The name was William Ruby. Age twenty-two. Deserted his ship, the Tudor, at Williamstown, Melbourne, on 31 October 1864.
It is the most useful record we have of William Henry Ruby's arrival in Australia. He did not come through the formal channels. He came on a ship, looked at Victoria, and decided to stay.
What he was walking towards was the gold rush, and a colony that needed men who knew how to work hard. He had joined the merchant navy as a seaman from Devon, having lived with his grandparents since his father died when he was nine. The sea had been his way out. Australia was something else entirely.
He married Ruth in Sebastopol, Victoria in 1868. For the next two decades the birthplaces of their children trace a working life across the central Victorian goldfields. Ballarat, Timor, Inglewood, Craigie, Majorca, Maryborough. Each one a mine. Each one a chapter.
By 1884 he was managing the Napier Freehold Mine at Majorca, sinking the first shaft himself and holding full charge of the mine for seven years. He was associated with the Kong Meng Mine in its early days, and connected with the North Duke at Timor, the New Langi Logan at Ararat, the Prentice Freehold at Rutherglen, and mines at Landsborough, Dunolly and Havelock.
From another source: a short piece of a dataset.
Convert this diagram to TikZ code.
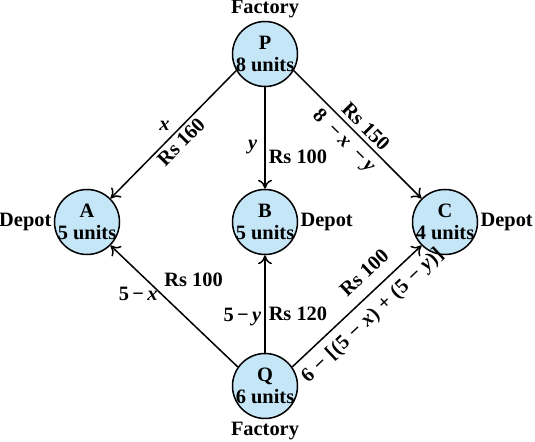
\documentclass[tikz,border=0pt]{standalone}
\usepackage{fontspec}
\setmainfont{Liberation Serif}
\usetikzlibrary{arrows.meta}
\definecolor{siteblue}{RGB}{197,230,246}
\tikzset{
  site/.style={circle, draw, line width=0.75pt, fill=siteblue, minimum size=32.5pt, inner sep=0pt},
  tag/.style={inner sep=1pt},
  lab/.style={inner sep=1.5pt},
  flow/.style={-{To[length=4.5pt,width=7pt]}, line width=0.75pt},
}

\begin{document}
\begin{tikzpicture}[x=0.5pt, y=-0.5pt, font=\bfseries\fontsize{10.2}{11}\selectfont]
\useasboundingbox (0,0) rectangle (535,442);
% factories and depots
\node[site, label={[tag]above:Factory}] (P) at (265,54) {};
\node[site, label={[tag]below:Factory}] (Q) at (265,386) {};
\node[site, label={[tag]left:Depot}] (A) at (87,222) {};
\node[site, label={[tag]right:Depot}] (B) at (265,222) {};
\node[site, label={[tag]right:Depot}] (C) at (445,222) {};
\foreach \n/\u in {P/8,Q/6,A/5,B/5,C/4}
  \node[align=center] (\n txt) at (\n) {\n\\\u{} units};
% routes
\draw[flow] (P.210) -- (A.45) node[lab, pos=.5, sloped, below] (pa) {Rs 160}
  node[lab, pos=.5, above left] (pax) {\textit{x}};
\draw[flow] (P) -- (B) node[lab, pos=.59, left=2pt] (pby) {\textit{y}}
  node[lab, pos=.69, right] (pb) {Rs 100};
\draw[flow] (P.-30) -- (C.135) node[lab, inner sep=2pt, pos=.5, sloped, above] (pc) {Rs 150}
  node[lab, inner sep=2.5pt, pos=.47, sloped, below] (pcx) {8\ \ −\,\textit{x}\ \ −\,\textit{y}};
\draw[flow] (Q.145) -- (A.-45) node[lab, pos=.63, above right, xshift=1.5pt] (qa) {Rs 100}
  node[lab, pos=.6, left] (qax) {5\,−\,\textit{x}};
\draw[flow] (Q) -- (B) node[lab, pos=.40, right] (qb) {Rs 120}
  node[lab, pos=.37, left] (qby) {5\,−\,\textit{y}};
\draw[flow] (Q.35) -- (C.-135) node[lab, inner sep=6pt, pos=.66, sloped, above] (qc) {Rs 100}
  node[lab, inner sep=4pt, pos=.53, sloped, below] (qcx)
  {\addfontfeature{LetterSpace=3}6 − [(5 − \textit{x}) + (5 − \textit{y})]};
\end{tikzpicture}
\end{document}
Two regional newspapers marked his death in December 1917 as the passing of a man connected with some of the principal mines of the district.
The young man from Devon had become a founding figure of the Victorian mining era.
His eldest son James Henry Ruby became general secretary of the Engine Drivers and Firemen's Association of Australia. Another son, William John, died in circumstances that a coroner's inquest in 1909 could not fully explain, leaving four young children and questions that the family has carried ever since. William Henry's children raised families of their own in and around Melbourne, with one becoming the subject of this site's own case studies when the story of a granddaughter's birth was finally untangled more than a century later.
Victoria has been the family's heartland since William Henry first walked away from his ship. One branch moved north to Queensland. That branch includes me, a fourth generation Ruby descendant. I have spent years piecing together the documentary record of where this family came from and how they got here.
A family that now spans at least six generations.
Six generations from a deserter's notice in the Victorian Police Gazette. A family built on the goldfields, shaped by two world wars, spread across the country, and still here.
William Henry Ruby arrived with nothing and left something that has lasted a hundred and sixty years. The records prove it, generation by generation.
This story was reconstructed from primary source records including the Victorian Police Gazette deserter notice (1864), marriage registration (Sebastopol, 1868), mine management records, regional newspaper archives, and the coroner's inquest into the death of William John Ruby (1909). The research follows the principles of the Genealogical Proof Standard.